[Start of Supplied records]

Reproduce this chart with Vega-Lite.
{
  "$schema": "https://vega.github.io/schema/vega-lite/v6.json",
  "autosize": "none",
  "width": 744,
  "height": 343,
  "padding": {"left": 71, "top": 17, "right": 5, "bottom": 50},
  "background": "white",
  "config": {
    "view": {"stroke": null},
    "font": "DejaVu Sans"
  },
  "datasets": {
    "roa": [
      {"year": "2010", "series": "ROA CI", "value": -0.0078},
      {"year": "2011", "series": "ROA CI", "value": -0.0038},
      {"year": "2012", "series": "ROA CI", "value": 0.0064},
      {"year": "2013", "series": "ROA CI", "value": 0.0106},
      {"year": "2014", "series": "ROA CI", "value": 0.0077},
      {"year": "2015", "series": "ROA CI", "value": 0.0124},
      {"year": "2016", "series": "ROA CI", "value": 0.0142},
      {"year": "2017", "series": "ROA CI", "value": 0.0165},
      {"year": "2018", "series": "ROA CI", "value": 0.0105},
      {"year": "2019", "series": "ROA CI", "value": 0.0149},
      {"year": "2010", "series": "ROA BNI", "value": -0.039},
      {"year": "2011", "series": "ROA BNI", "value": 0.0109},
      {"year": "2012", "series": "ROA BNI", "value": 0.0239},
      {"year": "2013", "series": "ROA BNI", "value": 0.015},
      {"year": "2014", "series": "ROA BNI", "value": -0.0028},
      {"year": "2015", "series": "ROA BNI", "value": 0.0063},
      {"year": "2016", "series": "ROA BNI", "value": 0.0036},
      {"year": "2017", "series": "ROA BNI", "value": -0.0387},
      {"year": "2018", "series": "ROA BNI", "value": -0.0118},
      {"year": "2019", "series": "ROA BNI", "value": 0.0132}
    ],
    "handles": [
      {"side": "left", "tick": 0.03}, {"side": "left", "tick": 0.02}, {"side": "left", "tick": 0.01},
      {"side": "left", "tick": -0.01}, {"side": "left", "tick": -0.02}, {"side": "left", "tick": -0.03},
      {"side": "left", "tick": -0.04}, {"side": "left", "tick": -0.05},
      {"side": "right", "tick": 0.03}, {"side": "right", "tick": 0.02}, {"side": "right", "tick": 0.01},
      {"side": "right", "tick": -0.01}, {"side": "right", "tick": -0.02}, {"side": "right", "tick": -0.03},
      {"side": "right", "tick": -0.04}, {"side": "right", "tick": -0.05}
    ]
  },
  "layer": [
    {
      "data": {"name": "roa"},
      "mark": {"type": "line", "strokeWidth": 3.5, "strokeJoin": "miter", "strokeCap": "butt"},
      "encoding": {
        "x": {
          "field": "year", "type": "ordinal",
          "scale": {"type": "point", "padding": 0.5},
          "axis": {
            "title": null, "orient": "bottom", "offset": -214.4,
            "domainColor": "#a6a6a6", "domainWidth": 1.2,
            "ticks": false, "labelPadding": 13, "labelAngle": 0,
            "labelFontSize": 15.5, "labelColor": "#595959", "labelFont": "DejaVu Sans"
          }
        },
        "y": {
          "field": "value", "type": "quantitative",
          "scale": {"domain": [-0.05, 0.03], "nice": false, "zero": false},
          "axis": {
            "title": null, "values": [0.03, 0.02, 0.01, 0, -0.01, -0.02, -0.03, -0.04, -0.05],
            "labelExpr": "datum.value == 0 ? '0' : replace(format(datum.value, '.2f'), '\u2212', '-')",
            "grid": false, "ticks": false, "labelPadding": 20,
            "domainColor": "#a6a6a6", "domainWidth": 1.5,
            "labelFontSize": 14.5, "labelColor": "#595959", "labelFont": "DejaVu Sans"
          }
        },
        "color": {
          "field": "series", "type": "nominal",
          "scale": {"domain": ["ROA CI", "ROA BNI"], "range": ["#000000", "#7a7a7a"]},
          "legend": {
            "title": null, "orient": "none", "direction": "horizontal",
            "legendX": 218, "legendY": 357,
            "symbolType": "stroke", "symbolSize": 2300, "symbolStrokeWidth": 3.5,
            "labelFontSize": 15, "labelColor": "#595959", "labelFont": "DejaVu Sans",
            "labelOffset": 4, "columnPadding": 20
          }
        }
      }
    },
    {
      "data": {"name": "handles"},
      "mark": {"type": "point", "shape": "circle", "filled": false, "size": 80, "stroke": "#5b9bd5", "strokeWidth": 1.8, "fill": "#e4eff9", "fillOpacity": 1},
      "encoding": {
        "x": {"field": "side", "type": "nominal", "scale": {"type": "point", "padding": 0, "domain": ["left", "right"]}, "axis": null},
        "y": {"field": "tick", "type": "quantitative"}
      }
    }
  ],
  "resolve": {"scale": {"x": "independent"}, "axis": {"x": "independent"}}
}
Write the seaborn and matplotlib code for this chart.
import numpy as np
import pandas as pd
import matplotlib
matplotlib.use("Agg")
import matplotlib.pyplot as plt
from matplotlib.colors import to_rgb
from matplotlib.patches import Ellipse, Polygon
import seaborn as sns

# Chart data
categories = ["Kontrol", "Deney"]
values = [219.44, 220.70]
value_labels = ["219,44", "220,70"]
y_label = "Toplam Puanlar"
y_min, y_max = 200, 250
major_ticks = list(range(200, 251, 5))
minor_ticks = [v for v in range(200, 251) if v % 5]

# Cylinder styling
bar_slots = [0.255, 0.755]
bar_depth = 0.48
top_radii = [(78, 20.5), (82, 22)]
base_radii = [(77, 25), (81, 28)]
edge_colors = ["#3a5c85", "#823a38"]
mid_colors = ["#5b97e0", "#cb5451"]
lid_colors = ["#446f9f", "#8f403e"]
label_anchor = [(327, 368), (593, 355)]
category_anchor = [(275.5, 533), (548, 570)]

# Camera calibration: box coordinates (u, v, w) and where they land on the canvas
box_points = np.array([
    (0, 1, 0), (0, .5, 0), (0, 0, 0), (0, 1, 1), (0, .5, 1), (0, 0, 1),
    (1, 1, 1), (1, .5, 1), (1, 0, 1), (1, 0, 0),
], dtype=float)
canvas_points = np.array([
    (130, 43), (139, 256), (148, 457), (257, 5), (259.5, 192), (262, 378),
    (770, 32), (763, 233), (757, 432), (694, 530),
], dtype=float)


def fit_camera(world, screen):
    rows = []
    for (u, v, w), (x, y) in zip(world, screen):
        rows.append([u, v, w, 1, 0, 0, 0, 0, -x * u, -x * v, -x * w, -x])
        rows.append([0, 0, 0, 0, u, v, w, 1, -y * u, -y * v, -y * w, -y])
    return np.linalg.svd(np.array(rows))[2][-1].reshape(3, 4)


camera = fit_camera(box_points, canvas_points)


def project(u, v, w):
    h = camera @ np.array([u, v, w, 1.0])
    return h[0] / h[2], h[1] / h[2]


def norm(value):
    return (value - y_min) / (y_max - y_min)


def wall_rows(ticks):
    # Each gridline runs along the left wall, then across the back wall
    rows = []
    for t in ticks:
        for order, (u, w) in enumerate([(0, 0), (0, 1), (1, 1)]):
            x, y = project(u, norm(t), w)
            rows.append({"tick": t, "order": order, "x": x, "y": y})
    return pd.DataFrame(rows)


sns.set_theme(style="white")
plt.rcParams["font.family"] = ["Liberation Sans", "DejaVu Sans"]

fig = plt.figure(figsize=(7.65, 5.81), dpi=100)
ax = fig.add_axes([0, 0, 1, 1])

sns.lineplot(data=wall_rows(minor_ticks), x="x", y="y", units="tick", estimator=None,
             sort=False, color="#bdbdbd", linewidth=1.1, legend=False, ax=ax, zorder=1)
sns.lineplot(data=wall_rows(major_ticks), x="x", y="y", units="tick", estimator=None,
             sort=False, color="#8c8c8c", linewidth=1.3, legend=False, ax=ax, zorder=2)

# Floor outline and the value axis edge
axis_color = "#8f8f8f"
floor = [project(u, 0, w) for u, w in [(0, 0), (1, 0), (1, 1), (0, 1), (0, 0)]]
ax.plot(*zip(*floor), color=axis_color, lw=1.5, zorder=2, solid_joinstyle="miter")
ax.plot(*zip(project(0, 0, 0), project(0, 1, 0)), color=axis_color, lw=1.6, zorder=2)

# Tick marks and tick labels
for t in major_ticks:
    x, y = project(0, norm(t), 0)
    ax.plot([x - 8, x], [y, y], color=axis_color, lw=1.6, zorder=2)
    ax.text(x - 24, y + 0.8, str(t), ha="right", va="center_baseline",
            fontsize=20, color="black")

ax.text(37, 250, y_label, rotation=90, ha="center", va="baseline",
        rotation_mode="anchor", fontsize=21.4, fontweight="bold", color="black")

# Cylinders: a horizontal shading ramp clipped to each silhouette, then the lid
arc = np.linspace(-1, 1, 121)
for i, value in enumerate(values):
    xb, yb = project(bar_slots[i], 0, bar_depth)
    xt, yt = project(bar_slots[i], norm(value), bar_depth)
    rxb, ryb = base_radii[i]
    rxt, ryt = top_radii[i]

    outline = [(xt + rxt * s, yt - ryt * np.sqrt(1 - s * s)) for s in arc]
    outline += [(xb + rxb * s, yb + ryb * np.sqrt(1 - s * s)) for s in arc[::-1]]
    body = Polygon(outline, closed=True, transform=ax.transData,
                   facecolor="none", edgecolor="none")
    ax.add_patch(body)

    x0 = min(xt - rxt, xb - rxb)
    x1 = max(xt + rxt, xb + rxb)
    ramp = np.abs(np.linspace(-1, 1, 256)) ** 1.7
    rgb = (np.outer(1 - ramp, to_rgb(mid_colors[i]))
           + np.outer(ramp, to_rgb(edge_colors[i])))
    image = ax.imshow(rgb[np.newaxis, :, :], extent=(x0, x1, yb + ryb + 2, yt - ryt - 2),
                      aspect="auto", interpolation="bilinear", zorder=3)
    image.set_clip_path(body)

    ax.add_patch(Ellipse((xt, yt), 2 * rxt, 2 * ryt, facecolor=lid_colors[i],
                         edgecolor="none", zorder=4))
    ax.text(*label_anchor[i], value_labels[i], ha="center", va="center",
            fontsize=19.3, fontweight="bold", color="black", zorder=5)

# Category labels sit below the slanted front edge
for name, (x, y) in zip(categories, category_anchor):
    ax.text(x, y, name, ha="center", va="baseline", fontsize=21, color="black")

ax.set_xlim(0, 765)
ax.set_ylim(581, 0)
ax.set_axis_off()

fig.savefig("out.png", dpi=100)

[End of Supplied records]
[Start of Supplied records]

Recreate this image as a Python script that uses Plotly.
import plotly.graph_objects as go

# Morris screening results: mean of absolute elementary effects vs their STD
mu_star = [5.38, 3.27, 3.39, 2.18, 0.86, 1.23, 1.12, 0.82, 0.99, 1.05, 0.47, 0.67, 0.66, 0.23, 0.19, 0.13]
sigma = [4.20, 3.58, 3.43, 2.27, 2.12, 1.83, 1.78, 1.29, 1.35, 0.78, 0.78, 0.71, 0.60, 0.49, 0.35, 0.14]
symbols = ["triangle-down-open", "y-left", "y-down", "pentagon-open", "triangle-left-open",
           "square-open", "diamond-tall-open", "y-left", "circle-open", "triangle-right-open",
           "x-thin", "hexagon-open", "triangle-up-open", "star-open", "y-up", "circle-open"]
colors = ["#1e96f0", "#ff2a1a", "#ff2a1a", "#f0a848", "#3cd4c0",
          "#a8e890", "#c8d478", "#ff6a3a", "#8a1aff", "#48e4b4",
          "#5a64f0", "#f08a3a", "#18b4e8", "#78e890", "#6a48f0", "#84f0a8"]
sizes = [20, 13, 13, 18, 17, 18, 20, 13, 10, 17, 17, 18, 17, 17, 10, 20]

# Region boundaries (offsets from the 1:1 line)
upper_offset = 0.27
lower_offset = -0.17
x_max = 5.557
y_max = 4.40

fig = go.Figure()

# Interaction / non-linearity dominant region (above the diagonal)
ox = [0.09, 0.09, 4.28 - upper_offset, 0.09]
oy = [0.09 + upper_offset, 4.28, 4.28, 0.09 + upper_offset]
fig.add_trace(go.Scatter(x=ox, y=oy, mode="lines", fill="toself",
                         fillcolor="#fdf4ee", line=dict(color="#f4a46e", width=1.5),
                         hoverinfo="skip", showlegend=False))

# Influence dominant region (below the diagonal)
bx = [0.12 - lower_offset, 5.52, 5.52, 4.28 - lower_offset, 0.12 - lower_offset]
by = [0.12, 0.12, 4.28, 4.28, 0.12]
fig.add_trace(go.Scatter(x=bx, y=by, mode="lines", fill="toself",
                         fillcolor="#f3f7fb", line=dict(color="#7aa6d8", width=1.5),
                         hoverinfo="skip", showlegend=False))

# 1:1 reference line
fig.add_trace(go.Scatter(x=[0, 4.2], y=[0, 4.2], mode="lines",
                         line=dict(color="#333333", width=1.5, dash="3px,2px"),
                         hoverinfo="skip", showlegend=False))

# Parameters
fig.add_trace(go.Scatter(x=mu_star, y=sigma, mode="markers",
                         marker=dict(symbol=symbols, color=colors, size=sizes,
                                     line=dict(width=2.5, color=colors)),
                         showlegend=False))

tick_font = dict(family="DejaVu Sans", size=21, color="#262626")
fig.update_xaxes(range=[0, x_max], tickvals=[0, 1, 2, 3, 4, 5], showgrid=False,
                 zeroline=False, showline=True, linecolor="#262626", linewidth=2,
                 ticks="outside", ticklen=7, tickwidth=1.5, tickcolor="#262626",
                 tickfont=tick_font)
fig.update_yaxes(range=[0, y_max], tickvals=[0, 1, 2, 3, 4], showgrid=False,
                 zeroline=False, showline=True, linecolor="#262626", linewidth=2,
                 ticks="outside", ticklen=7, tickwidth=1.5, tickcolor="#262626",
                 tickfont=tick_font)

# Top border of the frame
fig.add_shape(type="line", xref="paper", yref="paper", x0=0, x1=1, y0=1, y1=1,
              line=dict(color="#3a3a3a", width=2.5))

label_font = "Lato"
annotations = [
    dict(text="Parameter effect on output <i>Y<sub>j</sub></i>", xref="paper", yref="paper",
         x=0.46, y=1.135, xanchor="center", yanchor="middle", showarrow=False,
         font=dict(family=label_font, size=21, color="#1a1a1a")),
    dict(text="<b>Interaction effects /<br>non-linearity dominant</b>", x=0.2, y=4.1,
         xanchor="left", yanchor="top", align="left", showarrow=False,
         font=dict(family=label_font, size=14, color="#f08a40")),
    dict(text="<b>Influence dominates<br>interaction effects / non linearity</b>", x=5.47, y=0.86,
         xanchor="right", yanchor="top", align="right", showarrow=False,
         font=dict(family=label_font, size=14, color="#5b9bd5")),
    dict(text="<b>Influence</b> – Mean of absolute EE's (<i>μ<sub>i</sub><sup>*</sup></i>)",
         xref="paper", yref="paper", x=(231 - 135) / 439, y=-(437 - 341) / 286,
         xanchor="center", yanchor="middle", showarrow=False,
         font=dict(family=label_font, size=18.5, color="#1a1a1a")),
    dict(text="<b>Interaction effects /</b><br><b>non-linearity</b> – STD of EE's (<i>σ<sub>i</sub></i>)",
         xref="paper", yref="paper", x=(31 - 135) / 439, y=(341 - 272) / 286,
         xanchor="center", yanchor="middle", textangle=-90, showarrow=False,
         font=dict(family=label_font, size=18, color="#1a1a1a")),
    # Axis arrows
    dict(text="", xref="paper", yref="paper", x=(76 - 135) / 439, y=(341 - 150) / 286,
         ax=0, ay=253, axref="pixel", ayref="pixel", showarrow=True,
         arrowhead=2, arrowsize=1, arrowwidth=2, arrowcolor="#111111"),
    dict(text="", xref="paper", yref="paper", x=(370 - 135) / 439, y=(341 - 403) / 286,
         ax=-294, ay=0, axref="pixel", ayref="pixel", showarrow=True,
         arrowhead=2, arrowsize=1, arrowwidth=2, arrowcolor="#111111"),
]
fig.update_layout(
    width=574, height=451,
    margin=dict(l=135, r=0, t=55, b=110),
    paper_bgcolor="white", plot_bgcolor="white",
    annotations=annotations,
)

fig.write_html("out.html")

[End of Supplied records]

-- Task brief --
Go through the entries above and copy every line containing "seaborn".

-- Exercise output --
Write the seaborn and matplotlib code for this chart.
import seaborn as sns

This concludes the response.